You specifically focus on Brooklyn’s queer history. How did this history mirror the queer history of America at large?
One of the things that became obvious was the real density of queer history appears when Brooklyn becomes a city—when it urbanizes. When it gets that mix of density, economic opportunity, anonymity, and privacy that introduces people who live around the world and their different sexual mores. That’s a process deeply implicated in urbanism, which obviously throughout the US is a big change that comes—this huge movement of people moving away from rural spaces into cities. Those two themes, urbanism and the importance of intermingling spaces that provide intermingling, apply to the entire country, and the world.
Listen to the extended answer here:
As someone who’s involved in the Brooklyn queer scene today, how do you think that today’s scene has been built upon this history?
That’s a complicated question, because my book goes up to about Stonewall. I stopped there because that’s when Brooklyn’s waterfront economy really tanked. The engine that drives all of this change and this possibility in Brooklyn, is the waterfront. And by the ’60s, the Navy Yard is closed. So the arc I was following sort of ends there. But of course, queer life in Brooklyn doesn’t end there. I’m following one set of stories, and what emerges after that moment is a cacophony of stories.
If I had read something like this in high school, it would have been incredible to have that knowledge about a people you belong to.

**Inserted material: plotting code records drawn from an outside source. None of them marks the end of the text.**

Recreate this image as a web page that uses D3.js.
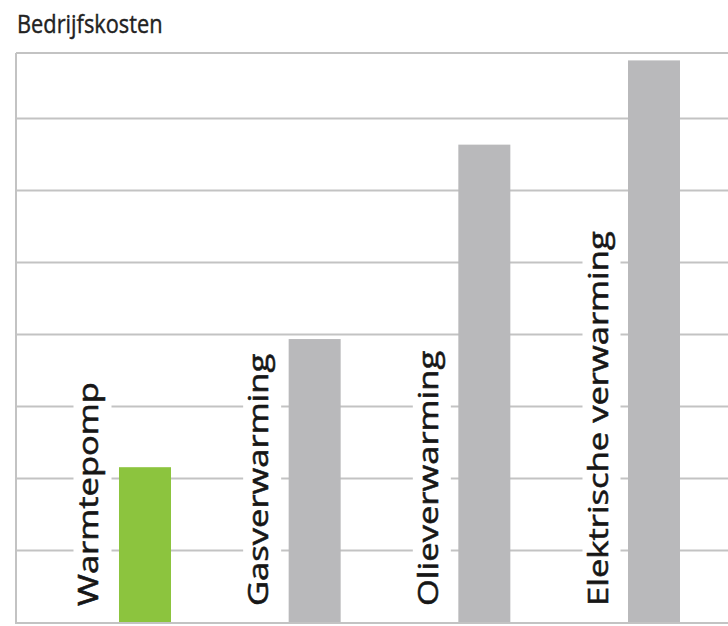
<!DOCTYPE html>
<html>
<head>
<meta charset="utf-8">
<script src="https://cdn.jsdelivr.net/npm/d3@7"></script>
<style>
  html, body { margin: 0; padding: 0; background: #fff; }
  svg { display: block; }
</style>
</head>
<body>
<svg id="chart" width="728" height="626"></svg>
<script>
// ---- data ----
const title = "Bedrijfskosten";
const categories = ["Warmtepomp", "Gasverwarming", "Olieverwarming", "Elektrische verwarming"];
const values = [2.15, 3.93, 6.63, 7.8];
const highlight = ["Warmtepomp"];
const gridValues = [1, 2, 3, 4, 5, 6, 7];

// ---- layout ----
const W = 728, H = 626;
const left = 17, right = 728, bottom = 622, frameTop = 53;
const svg = d3.select("#chart");

const x = d3.scaleBand().domain(categories)
  .range([left, right]).paddingInner(0.6935).paddingOuter(0.442).align(0.68);
const y = d3.scaleLinear().domain([0, 8]).range([bottom, bottom - 8 * 72]);

const gridColor = "#c3c3c3";

// gridlines via axis
const grid = svg.append("g").attr("transform", `translate(${left},0)`)
  .call(d3.axisLeft(y).tickValues(gridValues).tickSize(-(right - left)).tickFormat(""));
grid.select(".domain").remove();
grid.selectAll(".tick line").attr("stroke", gridColor).attr("stroke-width", 2);

// frame: top, left, bottom
svg.append("line").attr("x1", left - 1).attr("x2", right).attr("y1", frameTop).attr("y2", frameTop)
  .attr("stroke", gridColor).attr("stroke-width", 2);
svg.append("line").attr("x1", left - 1).attr("x2", right).attr("y1", bottom + 1).attr("y2", bottom + 1)
  .attr("stroke", gridColor).attr("stroke-width", 2);
svg.append("line").attr("x1", left - 1).attr("x2", left - 1).attr("y1", frameTop).attr("y2", bottom + 2)
  .attr("stroke", gridColor).attr("stroke-width", 2);

// labels with white backing boxes
const fontSize = 27, stretch = 1.28;
const labels = svg.append("g");
categories.forEach((c, i) => {
  const bx = x(c) - 20.5, by = 606;
  const g = labels.append("g")
    .attr("transform", `translate(${bx},${by}) rotate(-90) scale(${stretch},1)`);
  const t = g.append("text")
    .attr("x", 0).attr("y", 0)
    .attr("font-family", "'Open Sans', sans-serif")
    .attr("font-size", fontSize)
    .attr("fill", "#161616")
    .attr("stroke", "#161616")
    .attr("stroke-width", 0.55)
    .text(c);
  const len = t.node().getComputedTextLength();
  const extra = i === 0 ? 45 : 6;
  g.insert("rect", "text")
    .attr("x", -2).attr("y", -25)
    .attr("width", len + extra / stretch)
    .attr("height", 38)
    .attr("fill", "#fff");
});

// bars
svg.append("g").selectAll("rect").data(categories).join("rect")
  .attr("x", d => x(d))
  .attr("width", x.bandwidth())
  .attr("y", (d, i) => y(values[i]))
  .attr("height", (d, i) => y(0) - y(values[i]))
  .attr("fill", d => highlight.includes(d) ? "#8cc43e" : "#b9b9bb");

// title
svg.append("text")
  .attr("transform", "translate(17,33) scale(1,1.15)")
  .attr("font-family", "'Open Sans', sans-serif")
  .attr("font-size", 21.8)
  .attr("fill", "#222")
  .attr("stroke", "#222")
  .attr("stroke-width", 0.35)
  .text(title);
</script>
</body>
</html>
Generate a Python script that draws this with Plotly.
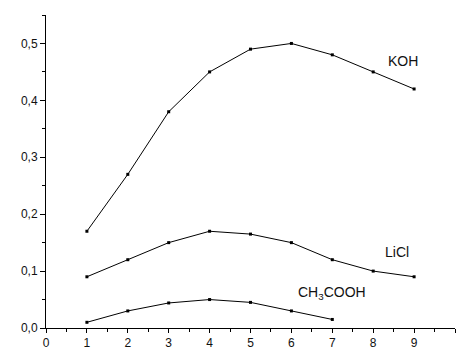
import plotly.graph_objects as go

x_koh = [1, 2, 3, 4, 5, 6, 7, 8, 9]
koh = [0.17, 0.27, 0.38, 0.45, 0.49, 0.50, 0.48, 0.45, 0.42]
x_licl = [1, 2, 3, 4, 5, 6, 7, 8, 9]
licl = [0.09, 0.12, 0.15, 0.17, 0.165, 0.15, 0.12, 0.10, 0.09]
x_ac = [1, 2, 3, 4, 5, 6, 7]
acetic = [0.01, 0.03, 0.044, 0.05, 0.045, 0.03, 0.015]

labels = [("KOH", 8.73, 0.47), ("LiCl", 8.58, 0.133), ("CH<sub>3</sub>COOH", 7.0, 0.062)]

fig = go.Figure()
for xs, ys in [(x_koh, koh), (x_licl, licl), (x_ac, acetic)]:
    fig.add_trace(go.Scatter(x=xs, y=ys, mode="lines+markers",
                             line=dict(color="black", width=1),
                             marker=dict(symbol="square", size=3, color="black"),
                             showlegend=False))
for t, lx, ly in labels:
    fig.add_annotation(x=lx, y=ly, text=t, showarrow=False,
                       font=dict(size=14, color="#111", family="Liberation Sans, Arial"))

fig.update_layout(
    width=456, height=347,
    margin=dict(l=46, r=1, t=15, b=19),
    paper_bgcolor="white", plot_bgcolor="white",
    separators=",.",
    font=dict(family="Liberation Sans, Arial", size=12, color="#111"),
    xaxis=dict(range=[0, 10], tickmode="linear", tick0=0, dtick=1, automargin=False,
               showgrid=False, zeroline=False, showline=True, linecolor="black", linewidth=1,
               ticks="outside", ticklen=4, tickcolor="black", ticklabelstandoff=0,
               minor=dict(dtick=0.5, ticks="outside", ticklen=3, tickcolor="black", showgrid=False)),
    yaxis=dict(range=[0, 0.55], tickmode="linear", tick0=0, dtick=0.1, tickformat=".1f",
               automargin=False,
               showgrid=False, zeroline=False, showline=True, linecolor="black", linewidth=1,
               ticks="outside", ticklen=5, tickcolor="black",
               minor=dict(dtick=0.05, ticks="outside", ticklen=3, tickcolor="black", showgrid=False)),
)
fig.write_html("out.html", config={"displayModeBar": False},
               post_script="document.body.style.margin='0';")
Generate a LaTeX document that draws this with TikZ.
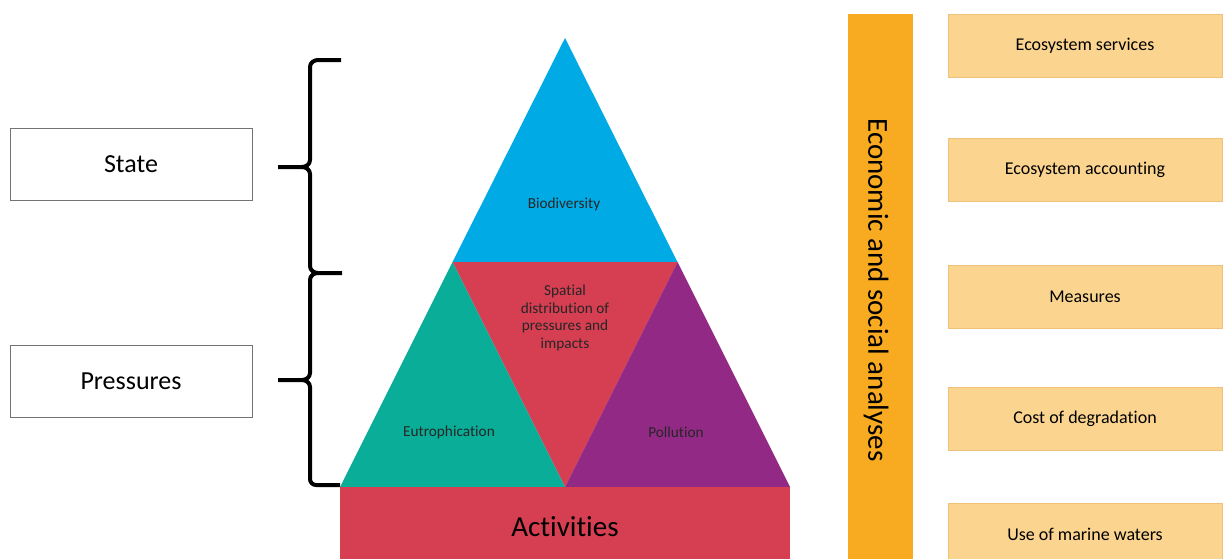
\documentclass[tikz,border=0pt]{standalone}
\usepackage{fontspec}
\setmainfont{Carlito}[Ligatures=NoCommon]
\definecolor{bioblue}{HTML}{00AAE5}
\definecolor{tealc}{HTML}{0AAD98}
\definecolor{redc}{HTML}{D63E52}
\definecolor{purplec}{HTML}{922985}
\definecolor{orangebar}{HTML}{F8AB20}
\definecolor{boxfill}{HTML}{FBD590}
\definecolor{boxline}{HTML}{EFC27C}
\tikzset{
  labelbox/.style={draw=black!55, line width=0.8pt, fill=white, minimum width=242pt, minimum height=72pt, font=\fontsize{26}{30}\selectfont, inner sep=0pt},
  rbox/.style={draw=boxline, line width=1pt, fill=boxfill, minimum width=274pt, minimum height=63pt, font=\fontsize{18}{21}\selectfont, inner sep=0pt},
  tritext/.style={font=\fontsize{15.3}{17.5}\selectfont, text=black!85, align=center, inner sep=0pt},
  bracepath/.style={line width=4pt, line join=round}
}
\begin{document}
\begin{tikzpicture}[x=1pt,y=-1pt]
\useasboundingbox (0,0) rectangle (1227,558);
\clip (0,0) rectangle (1227,558);
% pyramid
\coordinate (apex) at (565,38);
\coordinate (ml) at (452.5,262);
\coordinate (mr) at (677.5,262);
\coordinate (bl) at (340,487);
\coordinate (bm) at (565,487);
\coordinate (br) at (790,487);
\fill[bioblue] (apex) -- (ml) -- (mr) -- cycle;
\fill[redc] (ml) -- (mr) -- (bm) -- cycle;
\fill[tealc] (ml) -- (bl) -- (bm) -- cycle;
\fill[purplec] (mr) -- (bm) -- (br) -- cycle;
\fill[redc] (340,487) rectangle (790,570);
\node[tritext] (bio) at (564,204) {Biodiversity};
\node[tritext] (spat) at (565,318) {Spatial\\distribution of\\pressures and\\impacts};
\node[tritext] (eut) at (449,432) {Eutrophication};
\node[tritext] (pol) at (676,432) {Pollution};
\node[font=\fontsize{29}{34}\selectfont, inner sep=0pt] (act) at (565,527) {Activities};
% left boxes
\node[labelbox] (state) at (131,164) {State};
\node[labelbox] (press) at (131,381.5) {Pressures};
% braces
\draw[bracepath] (341,60) -- (318,60) to[out=180,in=90] (310,67) -- (310,160)
  to[out=-90,in=0] (302,167) -- (278,167);
\draw[bracepath] (302,167) to[out=0,in=90] (310,174) -- (310,266) to[out=-90,in=180] (318,273) -- (342,273);
\draw[bracepath] (318,273) to[out=180,in=90] (310,280) -- (310,373)
  to[out=-90,in=0] (302,380) -- (278,380);
\draw[bracepath] (302,380) to[out=0,in=90] (310,387) -- (310,479) to[out=-90,in=180] (316,485) -- (340,485);
% orange bar
\fill[orangebar] (848,14) rectangle (913,570);
\node[rotate=-90, font=\fontsize{29}{34}\selectfont, inner sep=0pt] (econ) at (876,290) {Economic and social analyses};
% right boxes
\node[rbox] (es) at (1085,45.5) {Ecosystem services};
\node[rbox] (ea) at (1085,170) {Ecosystem accounting};
\node[rbox] (me) at (1085,297) {Measures};
\node[rbox] (cd) at (1085,418.5) {Cost of degradation};
\node[rbox] (um) at (1085,534.5) {Use of marine waters};
\end{tikzpicture}
\end{document}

In originally coming to queer history I was looking for a mirror. I wanted to see myself somewhere, because I hadn’t growing up. Then, the more I looked at it, the more I was like, Those people are similar to me, but I’m looking through a window, they’re very different. What I learned growing up about homosexuality is it’s always been terrible, and always will be terrible, and it would never change. And the closet is just more and more closety as you go further back. That’s not the case at all.
I was surprised at how welcoming of queer people the country was at certain times. How do you think being queer in today’s climate compares with the moments that you write about?

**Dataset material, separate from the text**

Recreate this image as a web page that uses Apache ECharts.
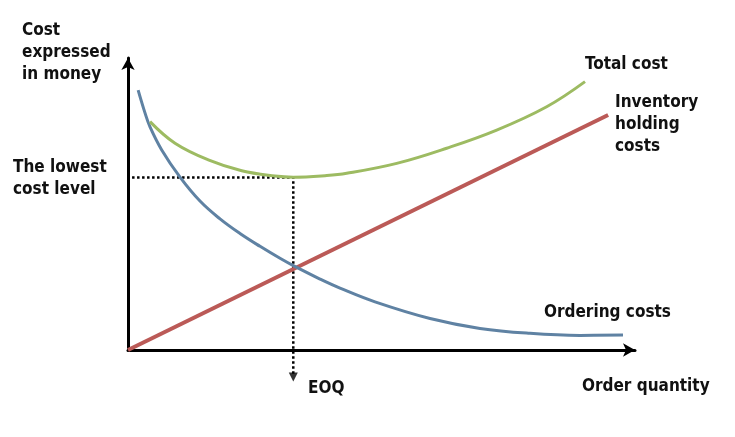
<!DOCTYPE html>
<html>
<head>
<meta charset="utf-8">
<script src="https://cdn.jsdelivr.net/npm/echarts@6/dist/echarts.min.js"></script>
<style>
  html, body { margin: 0; padding: 0; background: #fff; }
  #main { width: 735px; height: 437px; }
</style>
</head>
<body>
<div id="main"></div>
<script>
// values (x: order quantity, y: cost, both 0..100)
const orderingX = [2.0, 3.35, 4.34, 6.65, 10.26, 14.2, 18.15, 22.09, 26.04, 29.98, 32.8, 37.87, 41.81, 48.72, 59.57, 69.43, 79.29, 89.15, 97.63]
const orderingY = [89.0, 81.2, 76.4, 68.5, 59.2, 51.0, 44.9, 39.9, 35.5, 31.4, 28.7, 24.3, 21.2, 16.5, 10.8, 7.4, 5.7, 5.0, 5.1]

const holdingX = [0, 94.7]
const holdingY = [0, 80.5]

const totalX = [4.34, 9.27, 15.84, 22.43, 28.99, 32.6, 38.86, 43.14, 53.0, 62.86, 72.72, 82.58, 90.14]
const totalY = [78.2, 70.8, 65.1, 61.4, 59.6, 59.2, 59.7, 60.5, 63.9, 69.1, 75.3, 83.3, 91.9]

const eoq = 32.6
const lowestCost = 59.1
const eoqArrowEnd = -8.6

const font = '"DejaVu Sans Condensed", "DejaVu Sans", sans-serif'

const zip = (xs, ys) => xs.map((x, i) => [x, ys[i]])

const chart = echarts.init(document.getElementById('main'))

// plain bold label placed on the canvas
function label(text, x, y) {
  return {
    type: 'text',
    left: x,
    top: y,
    style: {
      text: text,
      fill: '#111',
      font: 'bold 17px ' + font,
      lineHeight: 22
    }
  }
}

chart.setOption({
  animation: false,
  grid: { left: 128, right: 100, top: 58, bottom: 87 },
  xAxis: {
    type: 'value',
    min: 0,
    max: 100,
    axisLine: {
      lineStyle: { color: '#000', width: 3 },
      symbol: ['none', 'arrow'],
      symbolSize: [10, 12]
    },
    axisTick: { show: false },
    axisLabel: { show: false },
    splitLine: { show: false }
  },
  yAxis: {
    type: 'value',
    min: 0,
    max: 100,
    axisLine: {
      show: true,
      lineStyle: { color: '#000', width: 3 },
      symbol: ['none', 'arrow'],
      symbolSize: [10, 12]
    },
    axisTick: { show: false },
    axisLabel: { show: false },
    splitLine: { show: false }
  },
  series: [
    {
      name: 'Lowest cost',
      type: 'line',
      data: [[0.8, lowestCost], [eoq, lowestCost], [eoq, eoqArrowEnd]],
      symbol: 'none',
      clip: false,
      lineStyle: { color: '#000', width: 2.5, type: [2.5, 2.5] },
      z: 1
    },
    {
      name: 'EOQ arrow',
      type: 'scatter',
      data: [[eoq, eoqArrowEnd]],
      symbol: 'triangle',
      symbolSize: [9, 9],
      symbolRotate: 180,
      symbolOffset: [0, 2],
      clip: false,
      itemStyle: { color: '#000' }
    },
    {
      name: 'Ordering costs',
      type: 'line',
      smooth: 0.4,
      symbol: 'none',
      data: zip(orderingX, orderingY),
      lineStyle: { color: '#5f82a3', width: 3 },
      z: 3
    },
    {
      name: 'Inventory holding costs',
      type: 'line',
      symbol: 'none',
      data: zip(holdingX, holdingY),
      lineStyle: { color: '#bb5a57', width: 4 },
      z: 2
    },
    {
      name: 'Total cost',
      type: 'line',
      smooth: 0.4,
      symbol: 'none',
      data: zip(totalX, totalY),
      lineStyle: { color: '#9dbb62', width: 3 },
      z: 3
    }
  ],
  graphic: [
    label('Cost\nexpressed\nin money', 22, 20),
    label('The lowest\ncost level', 13, 157),
    label('Total cost', 585, 54),
    label('Inventory\nholding\ncosts', 615, 92),
    label('Ordering costs', 544, 302),
    label('EOQ', 308, 378),
    label('Order quantity', 582, 376)
  ]
})
</script>
</body>
</html>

Every moment is so different. There are ways in which we are much more visible, accepted, open. There’s so much more possibility for us today. When I go back further and look at the Victorian era, we don’t think we see homosexuality very often there—and I would say, as we think of it today, we don’t. These people were living lives where it was expected for them to have incredibly intense homosocial relationships between men, between women. We only understand what we think of today as homosexuality against the backdrop of the death of Victorian homosociality. What becomes obvious after that moment is people who spend too much time with each other, whose friendships between their own sex are too intense, but in 1820, that wasn’t visible because those intense friendships were proper. So I don’t think you can even have a sense of sexuality, as we think of it today, as existing then.

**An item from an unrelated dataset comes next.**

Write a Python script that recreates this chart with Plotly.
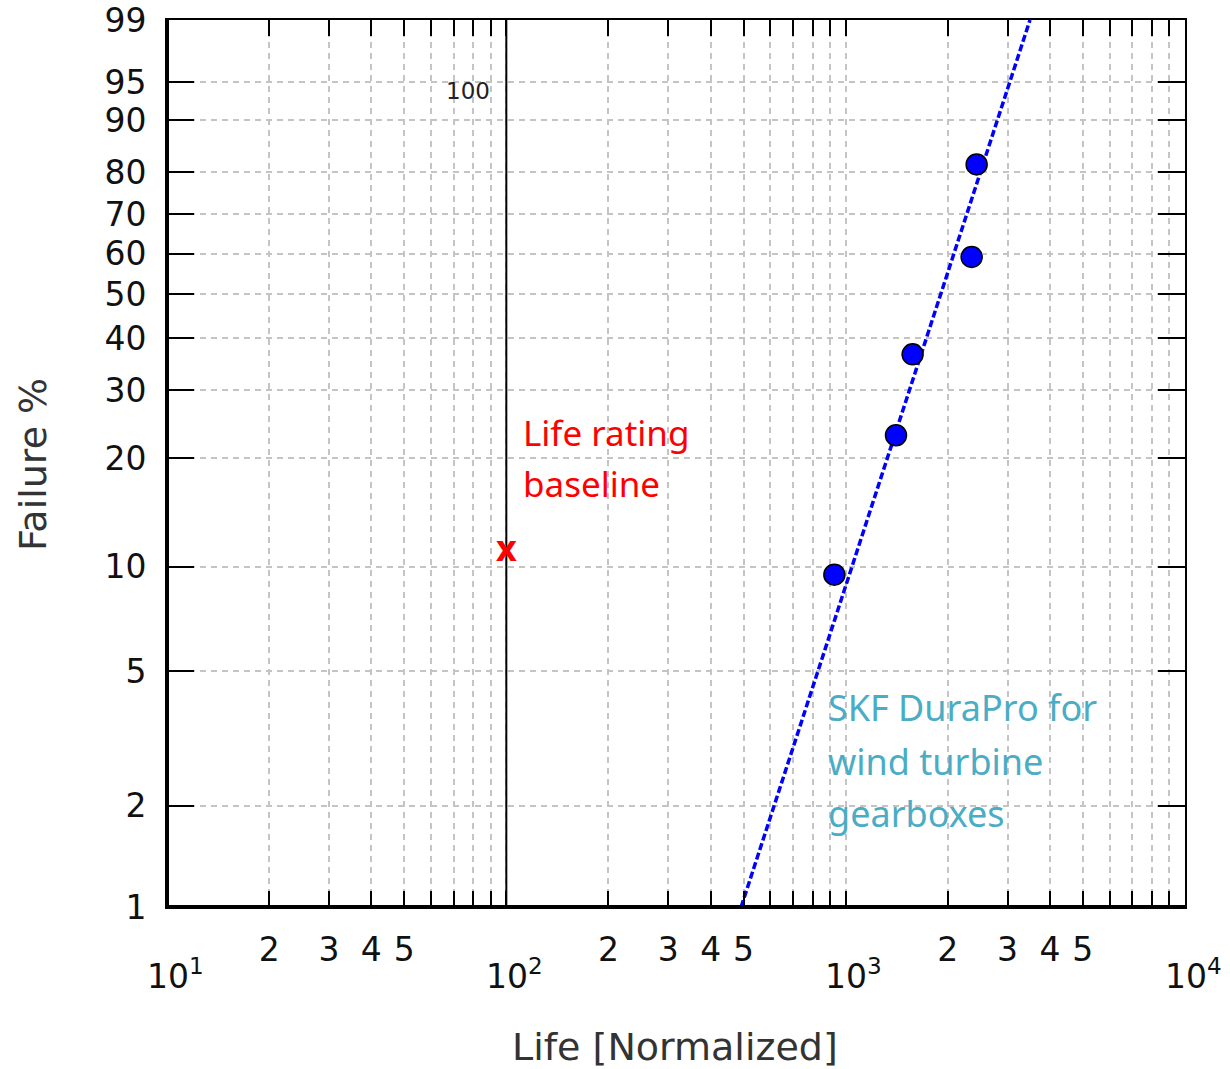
import math
import plotly.graph_objects as go

# ---- data ----
life = [926, 1407, 1575, 2351, 2432]
failure_pct = [9.5, 23.0, 36.7, 59.2, 81.7]

fit_life = [492, 3493]
fit_failure_pct = [1, 99]

baseline_life = [100, 100]
baseline_failure_pct = [1, 99]

rating_life = [100]
rating_failure_pct = [11.0]

y_tick_pct = [1, 2, 5, 10, 20, 30, 40, 50, 60, 70, 80, 90, 95, 99]
x_decades = [10, 100, 1000, 10000]
x_labeled_digits = [2, 3, 4, 5]
x_unlabeled_digits = [6, 7, 8, 9]
decade_labels = ["10<sup>1</sup>", "10<sup>2</sup>", "10<sup>3</sup>", "10<sup>4</sup>"]


def weib(p):
    """Weibull probability scale: ln(-ln(1-F))."""
    return math.log(-math.log(1 - p / 100.0))


W = 1230
H = 1069
L, R, T, B = 167, 45, 20, 162
PW = W - L - R
PH = H - T - B

tick_font = dict(family="DejaVu Sans", size=33, color="#111")
title_font = dict(family="DejaVu Sans", size=38, color="#333")

fig = go.Figure()

# baseline vertical line
fig.add_trace(go.Scatter(
    x=baseline_life, y=[weib(v) for v in baseline_failure_pct],
    mode="lines", line=dict(color="black", width=2), hoverinfo="skip"))

# fitted dashed line
fig.add_trace(go.Scatter(
    x=fit_life, y=[weib(v) for v in fit_failure_pct],
    mode="lines", line=dict(color="#0000ff", width=3.5, dash="7px,3px"),
    hoverinfo="skip"))

# data points
fig.add_trace(go.Scatter(
    x=life, y=[weib(v) for v in failure_pct], mode="markers",
    marker=dict(size=21, color="#0000ff", line=dict(color="black", width=1.5))))

# rating marker (red x)
fig.add_trace(go.Scatter(
    x=rating_life, y=[weib(v) for v in rating_failure_pct], mode="text",
    text=["<b>x</b>"], textposition="middle center",
    textfont=dict(family="Noto Sans", size=36, color="#ff0000")))

# x ticks: labeled 2..5 as major, decades and 6..9 as minor
x_tickvals, x_ticktext, x_minorvals = [], [], []
for d in x_decades:
    x_minorvals.append(d)
    if d < x_decades[-1]:
        for m in x_labeled_digits:
            x_tickvals.append(m * d)
            x_ticktext.append(str(m))
        for m in x_unlabeled_digits:
            x_minorvals.append(m * d)

grid_style = dict(gridcolor="#c4c4c4", gridwidth=1.5, griddash="6px,5px")

fig.update_xaxes(
    type="log", range=[1, 4], tickmode="array",
    tickvals=x_tickvals, ticktext=x_ticktext,
    ticks="inside", ticklen=16, tickwidth=2, tickcolor="black",
    minor=dict(tickmode="array", tickvals=x_minorvals, ticks="inside", ticklen=16,
               tickwidth=2, tickcolor="black", showgrid=True, **grid_style),
    showline=True, linecolor="black", linewidth=2, mirror="allticks",
    tickfont=tick_font, ticklabelstandoff=12, zeroline=False, automargin=False,
    showgrid=True, **grid_style)

fig.update_yaxes(
    range=[weib(y_tick_pct[0]), weib(y_tick_pct[-1])], tickmode="array",
    tickvals=[weib(v) for v in y_tick_pct], ticktext=[str(v) for v in y_tick_pct],
    ticks="inside", ticklen=27, tickwidth=2, tickcolor="black",
    showline=True, linecolor="black", linewidth=2, mirror="allticks",
    tickfont=tick_font, ticklabelstandoff=12, zeroline=False, automargin=False,
    showgrid=True, **grid_style)

# heavier left and bottom frame lines
fig.add_shape(type="line", xref="paper", yref="paper", x0=0, x1=0, y0=0, y1=1,
              line=dict(color="black", width=4))
fig.add_shape(type="line", xref="paper", yref="paper", x0=0, x1=1, y0=0, y1=0,
              line=dict(color="black", width=4))

ann = []
# decade labels below minor labels
for d, lab in zip(x_decades, decade_labels):
    ann.append(dict(x=math.log10(d), xref="x", y=(907 - 975) / PH, yref="paper",
                    text=lab, showarrow=False, xanchor="center", yanchor="middle",
                    xshift=8, font=tick_font))

# axis titles
ann.append(dict(x=(675 - L) / PW, xref="paper", y=(907 - 1047) / PH, yref="paper",
                text="Life [Normalized]", showarrow=False, xanchor="center",
                yanchor="middle", font=title_font))
ann.append(dict(x=(33 - L) / PW, xref="paper", y=(907 - 465) / PH, yref="paper",
                text="Failure %", showarrow=False, textangle=-90, xanchor="center",
                yanchor="middle", font=title_font))

# "100" label
ann.append(dict(x=(468 - L) / PW, xref="paper", y=(907 - 91) / PH, yref="paper",
                text="100", showarrow=False, xanchor="center", yanchor="middle",
                font=dict(family="DejaVu Sans", size=23, color="#222")))

red = dict(family="Noto Sans", size=35, color="#ff0000")
teal = dict(family="Noto Sans", size=36, color="#4bacc6")
for txt, yy in [("Life rating", 432), ("baseline", 483)]:
    ann.append(dict(x=(521 - L) / PW, xref="paper", y=(907 - yy) / PH, yref="paper",
                    text=txt, showarrow=False, xanchor="left", yanchor="middle", font=red))
for txt, yy in [("SKF DuraPro for", 707), ("wind turbine", 761), ("gearboxes", 813)]:
    ann.append(dict(x=(826 - L) / PW, xref="paper", y=(907 - yy) / PH, yref="paper",
                    text=txt, showarrow=False, xanchor="left", yanchor="middle", font=teal))

fig.update_layout(
    width=W, height=H, margin=dict(l=L, r=R, t=T, b=B, autoexpand=False),
    paper_bgcolor="white", plot_bgcolor="white", showlegend=False,
    annotations=ann)

fig.write_html(
    "out.html",
    config={"displayModeBar": False},
    post_script="document.body.style.margin='0';document.body.style.overflow='hidden';")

You begin the book with Walt Whitman, and in doing so you introduced the reader into a past in which the word “homosexual” didn’t even exist. Why is he an example of living in this world devoid of modern queer language?
Leaves of Grass, which he writes and publishes in Brooklyn Heights, is an incredibly queer document in many ways. He consciously conceives of it that way. He writes these poems into it that are about finding “them that love as I myself am capable of loving,” which is how he puts it at one point. He’s trying to write into existence, words, and rituals for something that he was seeing. The idea of saying sexuality was a thing separate from gender was unbelievable. Whitman not only shows us something that looks very similar to what we know today, but he also problematizes it and makes you say, “Oh, this is historically bounded, this started at a certain time.”
What moments did you see that brought us from a world without this queer language into what we’re familiar with now?
The late 19th century, beginning of the 20th century, we have a model of what’s called inversion. An invert was someone who collapses our ideas of being gay, being transgender, and being intersex. So you were queer, because your body was different—it was all in your body, not part of your brain. By the early 1910s, these doctors and scientists—and queer people—were starting to really look closely at that model and say to themselves, “What if you have a person who is gender normative, but still wants to have sex with someone of the same sex?” One of the moments that for me was eye-opening was looking at the first law in New York City that criminalizes homosexual behavior. It takes the disorderly conduct law that already exists, which is kind of used broadly to arrest people for a lot of different things, and it breaks it down into 10 subsections—pickpocketing, jostling—and subsection eight is about homosexuality. The passage of this law will allow them to track this class of inveterate degenerates who are screwed up in their brains and will never be able to live workable lives—they might have to be in detention forever. They’re incurable—and they’re talking about pickpockets. This tells us something about the swamp from which our ideas of homosexuality and being born that way come out of. That’s what they thought of pickpockets! That’s also what they thought about gay people.
That’s something you did really well in the book, which was illustrate how this evolution of the acceptance of queer people—or lack of—mirrors the public attitudes of America. As a historian who’s spent years researching and writing this book, you’ve been able to look at the ebb and flow of the struggles of the queer community. What do you think the next big conflict facing the queer community is?
Oh, gosh, no small questions. There is an unresolved conflict that lives below the surface of my book, which is that we did have this idea that all queer people are trans in the 19th century—that we have this idea that sexuality and gender are implicated and inseparable. I think that we have never really understood that tension between gender and sexuality very well. Sexual orientation is a very limited concept. It’s very useful—talking about political party, right? You tell me, you’re a Democrat, I know a certain set of things about you, but I can’t really know everything. It’s more of an indicator of certain things, and I think sexual orientation is very much that way. We’re trying to undo that Victorianism that said, no, you can create this very specific box and that will precisely describe human experience. That’s a conflict that still remains with us.